Your instructions: Each line from the top of the listing through the one holding "from bokeh.resources import INLINE" should be restated word for word, with nothing added and no pictures.

Information supplied:

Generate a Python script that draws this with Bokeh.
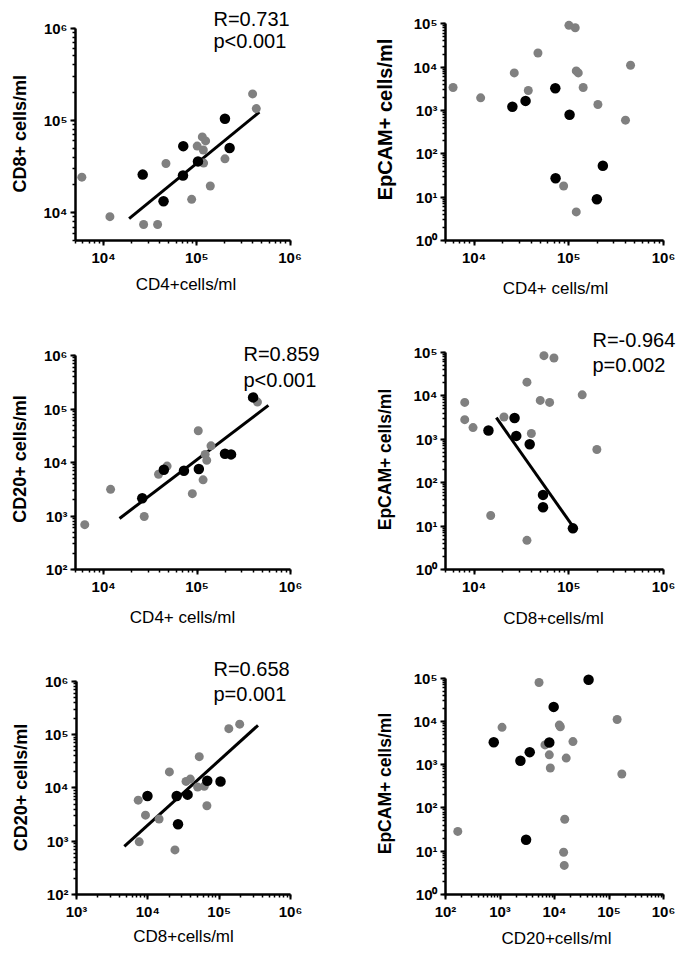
import math
from bokeh.plotting import figure
from bokeh.layouts import column, row
from bokeh.models import Label, CustomJSTickFormatter, Range1d, Title
from bokeh.embed import file_html
from bokeh.resources import INLINE

# ---------------- data ----------------
# Panel 1: CD4 vs CD8
p1_grey_x = [5850, 11700, 26900, 38000, 46700, 88100, 101000, 114600, 124400, 117500, 118400, 139600, 200500, 397000, 435000]
p1_grey_y = [24300, 9070, 7460, 7460, 34200, 13970, 52800, 66300, 60100, 47900, 34500, 19500, 38400, 194000, 134600]
p1_black_x = [26300, 44000, 71600, 71100, 103000, 200500, 225000]
p1_black_y = [25900, 13300, 52700, 25300, 36000, 104500, 50200]
p1_fit_x = [18800, 469000]
p1_fit_y = [8630, 123000]
p1_stats = ["R=0.731", "p<0.001"]

# Panel 2: CD4 vs EpCAM
p2_grey_x = [6010, 11750, 26600, 37400, 47300, 100400, 117000, 120000, 126000, 142000, 203000, 397000, 449000, 88300, 120000]
p2_grey_y = [3370, 1950, 7330, 2880, 21100, 91600, 80900, 8150, 7330, 3370, 1370, 597, 11000, 18.1, 4.57]
p2_black_x = [25400, 35000, 72100, 102000, 72600, 229000, 198000]
p2_black_y = [1210, 1660, 3250, 793, 27.2, 53.2, 8.93]

# Panel 3: CD4 vs CD20
p3_grey_x = [6280, 11870, 27200, 38700, 47800, 89000, 103000, 116000, 122000, 127000, 141000, 443000]
p3_grey_y = [689, 3150, 979, 6030, 8570, 2620, 39200, 4740, 14200, 11000, 20500, 135000]
p3_black_x = [25900, 44100, 72400, 104500, 199000, 231000, 398000]
p3_black_y = [2150, 7330, 7030, 7550, 14600, 14200, 165000]
p3_fit_x = [14800, 580000]
p3_fit_y = [900, 117000]
p3_stats = ["R=0.859", "p<0.001"]

# Panel 4: CD8 vs EpCAM
p4_grey_x = [7980, 7980, 9760, 20700, 36200, 54700, 69800, 50000, 62800, 138700, 40300, 198000, 15000, 36200]
p4_grey_y = [7030, 2820, 1850, 3240, 20600, 83900, 74100, 7820, 7030, 10500, 1350, 580, 17.5, 4.7]
p4_black_x = [14200, 26800, 27900, 38700, 53500, 53500, 110600]
p4_black_y = [1580, 3080, 1190, 767, 52.2, 27.2, 8.85]
p4_fit_x = [17200, 112500]
p4_fit_y = [3130, 9.3]
p4_stats = ["R=-0.964", "p=0.002"]

# Panel 5: CD8 vs CD20
p5_grey_x = [7330, 7570, 9270, 14380, 20050, 24000, 34300, 39400, 52600, 49900, 61800, 67300, 136500, 194000]
p5_grey_y = [5900, 975, 3090, 2610, 20050, 687, 13300, 14700, 38800, 10400, 10800, 4650, 130000, 158000]
p5_black_x = [9880, 25400, 36100, 68100, 104500, 26500]
p5_black_y = [7080, 7080, 7500, 13700, 13200, 2090]
p5_fit_x = [4680, 350000]
p5_fit_y = [802, 150000]
p5_stats = ["R=0.658", "p=0.001"]

# Panel 6: CD20 vs EpCAM
p6_grey_x = [168, 1090, 5200, 6680, 8030, 8380, 12250, 12800, 16400, 21800, 15400, 14700, 15100, 141000, 172000]
p6_grey_y = [28.7, 7300, 79600, 2870, 1690, 840, 8240, 7550, 1420, 3420, 55, 9.5, 4.7, 11100, 611]
p6_black_x = [768, 2370, 3510, 8030, 9660, 42200, 3010]
p6_black_y = [3300, 1240, 1950, 3250, 21700, 91600, 18.5]

# ---------------- styling ----------------
FONT = "Liberation Sans"
GREY = "#808080"

SUP_JS = """
const sup = {"0":"\u2070","1":"\u00b9","2":"\u00b2","3":"\u00b3","4":"\u2074","5":"\u2075","6":"\u2076","7":"\u2077","8":"\u2078","9":"\u2079","-":"\u207b"};
const e = Math.round(Math.log10(tick));
return "10" + String(e).split("").map(c => sup[c]).join("");
"""

# Arial / Liberation Sans advance widths (em) used to centre axis titles
W_NORMAL = {"C": .722, "D": .722, "E": .667, "p": .556, "A": .667, "M": .833, "+": .584,
            " ": .278, "c": .5, "e": .556, "l": .222, "s": .5, "/": .278, "m": .833}
W_BOLD = {"C": .722, "D": .722, "E": .667, "p": .611, "A": .722, "M": .833, "+": .584,
          " ": .278, "c": .556, "e": .556, "l": .278, "s": .556, "/": .278, "m": .889}


def text_width(s, size, bold):
    tbl = W_BOLD if bold else W_NORMAL
    return sum(tbl.get(ch, .556) for ch in s) * size


XL_SIZE = 17


class Panel:
    """A log-log panel; the axes cover [xlo,xhi] x [ylo,yhi] and land at the
    given page pixels. The frame extends to the top/right edge of the figure so
    that texts and points near the edges are not clipped; the axis titles are
    centred at the given page positions."""

    def __init__(self, fx, fy, w, h, xb, yb, x0, x1, ytop, ybot,
                 xlabel, ylabel, xc, yc, ysize, xs, ys):
        self.xb, self.yb = xb, yb
        self.x0, self.ybot = x0, ybot
        self.lx0 = math.log10(xb[0])
        self.ly0 = math.log10(yb[0])
        self.ppx = (x1 - x0) / (math.log10(xb[1]) - self.lx0)
        self.ppy = (ybot - ytop) / (math.log10(yb[1]) - self.ly0)
        bl = x0 - fx
        bb = fy + h - ybot
        xr = (xb[0], self.px2x(fx + w))
        yr = (yb[0], self.px2y(fy))
        p = figure(width=w, height=h, x_axis_type="log", y_axis_type="log",
                   x_range=Range1d(*xr), y_range=Range1d(*yr),
                   output_backend="svg", toolbar_location=None,
                   min_border_left=bl, min_border_right=0,
                   min_border_top=0, min_border_bottom=bb)
        p.grid.visible = False
        p.outline_line_color = None
        p.background_fill_color = "white"
        p.border_fill_color = "white"
        for ax in (p.xaxis[0], p.yaxis[0]):
            ax.axis_line_width = 2.5
            ax.axis_line_color = "black"
            ax.major_tick_line_color = "black"
            ax.minor_tick_line_color = "black"
            ax.major_tick_line_width = 2
            ax.minor_tick_line_width = 1.5
            ax.major_tick_in = 0
            ax.major_tick_out = 5
            ax.minor_tick_in = 0
            ax.minor_tick_out = 3
            ax.major_label_standoff = 3
            ax.major_label_text_font = FONT
            ax.major_label_text_font_style = "bold"
            ax.major_label_text_font_size = "15px"
            ax.major_label_text_color = "black"
            ax.formatter = CustomJSTickFormatter(code=SUP_JS)
        p.xaxis[0].bounds = xb
        p.yaxis[0].bounds = yb
        # axis titles, centred on the given page positions
        xw = text_width(xlabel, XL_SIZE, False)
        p.add_layout(Title(text=xlabel, align="left", vertical_align="bottom",
                           offset=xc - x0 - xw / 2, standoff=xs,
                           text_font=FONT, text_font_size=f"{XL_SIZE}px",
                           text_font_style="normal", text_color="black"), "below")
        yw = text_width(ylabel, ysize, True)
        p.add_layout(Title(text=ylabel, align="left", vertical_align="top",
                           offset=ybot - yc - yw / 2, standoff=ys,
                           text_font=FONT, text_font_size=f"{ysize}px",
                           text_font_style="bold", text_color="black"), "left")
        self.p = p

    def px2x(self, px):
        return 10 ** (self.lx0 + (px - self.x0) / self.ppx)

    def px2y(self, py):
        return 10 ** (self.ly0 + (self.ybot - py) / self.ppy)

    def points(self, gx, gy, bx, by, fx=None, fy=None):
        if fx is not None:
            self.p.line(fx, fy, line_width=3, line_color="black")
        self.p.scatter(gx, gy, size=9, fill_color=GREY, line_color=None)
        self.p.scatter(bx, by, size=10.5, fill_color="black", line_color=None)

    def stats(self, lines, left, baselines):
        for txt, b in zip(lines, baselines):
            self.p.add_layout(Label(x=self.px2x(left), y=self.px2y(b), text=txt,
                                    text_font=FONT, text_font_size="20px",
                                    text_color="black", text_align="left",
                                    text_baseline="alphabetic"))


LW, RW = 340, 344
H1, H2, H3 = 305, 332, 315
Y1, Y2, Y3 = 0, H1, H1 + H2

a = Panel(0, Y1, LW, H1, (5000, 1e6), (5000, 1e6), 75, 289.5, 28.3, 245,
          "CD4+cells/ml", "CD8+ cells/ml", 185.5, 138.3, 18, 9, 18)
a.points(p1_grey_x, p1_grey_y, p1_black_x, p1_black_y, p1_fit_x, p1_fit_y)
a.stats(p1_stats, 213, [18.7, 41.7])

b = Panel(LW, Y1, RW, H1, (5000, 1e6), (1, 1e5), 445, 663, 23.3, 241,
          "CD4+ cells/ml", "EpCAM+ cells/ml", 555, 120, 20, 16, 26)
b.points(p2_grey_x, p2_grey_y, p2_black_x, p2_black_y)

c = Panel(0, Y2, LW, H2, (5000, 1e6), (100, 1e6), 75, 290, 356, 574,
          "CD4+ cells/ml", "CD20+ cells/ml", 182, 463.5, 18, 16, 18)
c.points(p3_grey_x, p3_grey_y, p3_black_x, p3_black_y, p3_fit_x, p3_fit_y)
c.stats(p3_stats, 243, [354.3, 381])

d = Panel(LW, Y2, RW, H2, (5000, 1e6), (1, 1e5), 445, 663, 352, 570,
          "CD8+cells/ml", "EpCAM+ cells/ml", 553, 460, 17.5, 19, 28)
d.points(p4_grey_x, p4_grey_y, p4_black_x, p4_black_y, p4_fit_x, p4_fit_y)
d.stats(p4_stats, 592, [340, 364.3])

e = Panel(0, Y3, LW, H3, (1000, 1e6), (100, 1e6), 76, 290, 682, 900,
          "CD8+cells/ml", "CD20+ cells/ml", 183, 793, 18, 5, 18)
e.points(p5_grey_x, p5_grey_y, p5_black_x, p5_black_y, p5_fit_x, p5_fit_y)
e.stats(p5_stats, 213, [669.3, 695])

f = Panel(LW, Y3, RW, H3, (100, 1e6), (1, 1e5), 445, 663, 678, 896,
          "CD20+cells/ml", "EpCAM+ cells/ml", 556, 785, 17.5, 9, 28)
f.points(p6_grey_x, p6_grey_y, p6_black_x, p6_black_y)

layout = column(row(a.p, b.p), row(c.p, d.p), row(e.p, f.p))

open("out.html", "w").write(file_html(layout, INLINE))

Answer to the problem:
Generate a Python script that draws this with Bokeh.
import math
from bokeh.plotting import figure
from bokeh.layouts import column, row
from bokeh.models import Label, CustomJSTickFormatter, Range1d, Title
from bokeh.embed import file_html
from bokeh.resources import INLINE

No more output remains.